Kazan won Best Director at the Golden Globes in 1964. Stathis Giallelis won the now-defunct New Star of the Year; he was also nominated for Best Actor. The film was nominated for the also defunct Best Film Promoting International Understanding. The art direction by Gene Callahan won the film its only Oscar. It was nominated for Best Picture, Screenplay and Director.

Martin Scorsese is one filmmaker upon whom the film had a profound influence, enough for him to mention it in his documentary “A Personal Journey with Martin Scorsese Through American Movies.” But in general, critics were not kind and audiences stayed away.

In a long profile on Kazan in the November 9, 1947 issue of the New York Times, staff writer Murray Schumach ended the article this way: “He dreams of making epic films that will portray America and its people; movies that will be shot, not in studios, but in fields, mines, factories. “I want to make folk movies, not folksy movies,” says Kazan. “Odets discovered the Bronx, but no one has discovered America.” Kazan hopes to become the nation’s cinematic Columbus.”

America America was inducted into the National Film Registry of the Library of Congress in 2001 as “culturally, historically or aesthetically significant” and was recommended for restoration.
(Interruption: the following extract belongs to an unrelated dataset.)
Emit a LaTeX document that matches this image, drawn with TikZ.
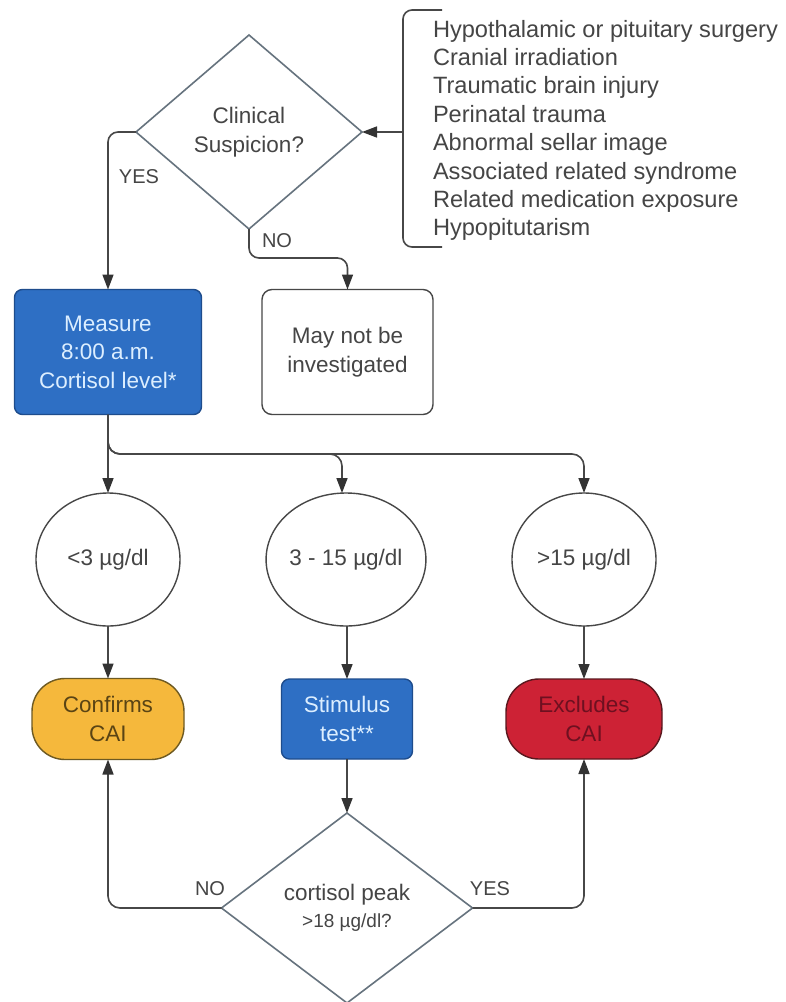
\documentclass[tikz,border=0pt]{standalone}
\usepackage{fontspec}
\setmainfont{Liberation Sans}
\usetikzlibrary{shapes.geometric,arrows.meta}
\definecolor{txt}{HTML}{454545}
\definecolor{linec}{HTML}{474747}
\definecolor{arrc}{HTML}{333333}
\definecolor{diac}{HTML}{66737E}
\definecolor{bluef}{HTML}{2E6FC4}
\definecolor{blued}{HTML}{1E4C8C}
\definecolor{bluet}{HTML}{DCEEFF}
\definecolor{yelf}{HTML}{F5B83C}
\definecolor{yeld}{HTML}{6E5A22}
\definecolor{yelt}{HTML}{5A4414}
\definecolor{redf}{HTML}{CD2235}
\definecolor{redd}{HTML}{5A181E}
\definecolor{redt}{HTML}{6E1020}
\begin{document}
\begin{tikzpicture}[x=1pt,y=-1pt,
  every node/.style={inner sep=0pt, outer sep=0pt, text=txt, align=center},
  nodefont/.style={font=\fontsize{22.5}{28.5}\selectfont},
  dia/.style={diamond, draw=diac, line width=1.6pt, fill=white, nodefont},
  circ/.style={ellipse, draw=linec, line width=1.4pt, fill=white, minimum width=144pt, minimum height=133pt, nodefont},
  bluebox/.style={rectangle, rounded corners=8pt, draw=blued, line width=1.4pt, fill=bluef, text=bluet, nodefont},
  plainbox/.style={rectangle, rounded corners=10pt, draw=linec, line width=1.4pt, fill=white, nodefont},
  stadium/.style={rectangle, rounded corners=33pt, line width=1.4pt, nodefont},
  conn/.style={draw=linec, line width=1.6pt, -{Triangle[length=15pt,width=11pt,color=arrc]}},
  lbl/.style={font=\fontsize{20}{24}\selectfont}
]
\useasboundingbox[fill=white] (0,0) rectangle (786,1002);

% nodes
\node[dia, minimum width=226pt, minimum height=194pt] (cs) at (249,132) {Clinical\\Suspicion?};
\node[anchor=north west, align=left, font=\fontsize{23.6}{28.4}\selectfont, text=txt] (risk) at (433,20)
  {Hypothalamic or pituitary surgery\\Cranial irradiation\\Traumatic brain injury\\Perinatal trauma\\Abnormal sellar image\\Associated related syndrome\\Related medication exposure\\Hypopitutarism};
\coordinate (brk) at (403,132);

\node[bluebox, minimum width=187pt, minimum height=125pt] (meas) at (108,352) {Measure\\8:00 a.m.\\Cortisol level*};
\node[plainbox, minimum width=171pt, minimum height=125pt] (may) at (347.5,352) {May not be\\investigated};

\node[circ] (c1) at (108,559.5) {<3 µg/dl};
\node[circ] (c2) at (346,559.5) {3 - 15 µg/dl};
\node[circ] (c3) at (584,559.5) {>15 µg/dl};

\node[stadium, draw=yeld, fill=yelf, text=yelt, minimum width=152pt, minimum height=81pt] (conf) at (108,719) {Confirms\\CAI};
\node[bluebox, minimum width=131pt, minimum height=80pt] (stim) at (347,719) {Stimulus\\test**};
\node[stadium, draw=redd, fill=redf, text=redt, minimum width=156pt, minimum height=80pt] (excl) at (584,719) {Excludes\\CAI};

\node[dia, minimum width=251pt, minimum height=190pt] (d2) at (347,908)
  {cortisol peak\\[-2pt]{\fontsize{19}{22}\selectfont >18 µg/dl?}};

% bracket
\draw[draw=linec, line width=1.6pt, rounded corners=9pt] (442,10) -- (403,10) -- (403,247) -- (442,247);
\draw[conn] (brk) -- (cs.east);

% connectors
\draw[conn, rounded corners=10pt] (cs.west) -| (meas.north);
\draw[conn, rounded corners=10pt] (cs.south) -- ++(0,29) -| (may.north);
\node[lbl] (yes1) at (139,177) {YES};
\node[lbl] (no1) at (277,241) {NO};

\draw[conn] (meas.south) -- (c1.north);
\draw[conn, rounded corners=12pt] (meas.south) -- ++(0,39.5) -| ([xshift=-4pt]c2.north);
\draw[conn, rounded corners=12pt] (meas.south) -- ++(0,39.5) -| (c3.north);

\draw[conn] (c1.south) -- (conf.north);
\draw[conn] ([xshift=1pt]c2.south) -- (stim.north);
\draw[conn] (c3.south) -- (excl.north);
\draw[conn] (stim.south) -- (d2.north);

\draw[conn, rounded corners=12pt] (d2.west) -| (conf.south);
\draw[conn, rounded corners=12pt] (d2.east) -| (excl.south);
\node[lbl] (no2) at (210,889) {NO};
\node[lbl] (yes2) at (490,889) {YES};
\end{tikzpicture}
\end{document}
It was preserved by Warner Bros. in association with UCLA Film & Television Archive. Preservation funding was provided by Warner Bros., the Hollywood Foreign Press Association, and The Film Foundation. Warner Bros. used their fine-grain master positive at YCM Laboratories in Burbank to restore it. Supervised by Haskell Wexler, the film’s director of photography, and Ned Price of Warner Bros., new elements created include a duplicate picture negative, a re-recorded track negative from the original mag track, a check print and a release print from the duplicate picture and track negatives.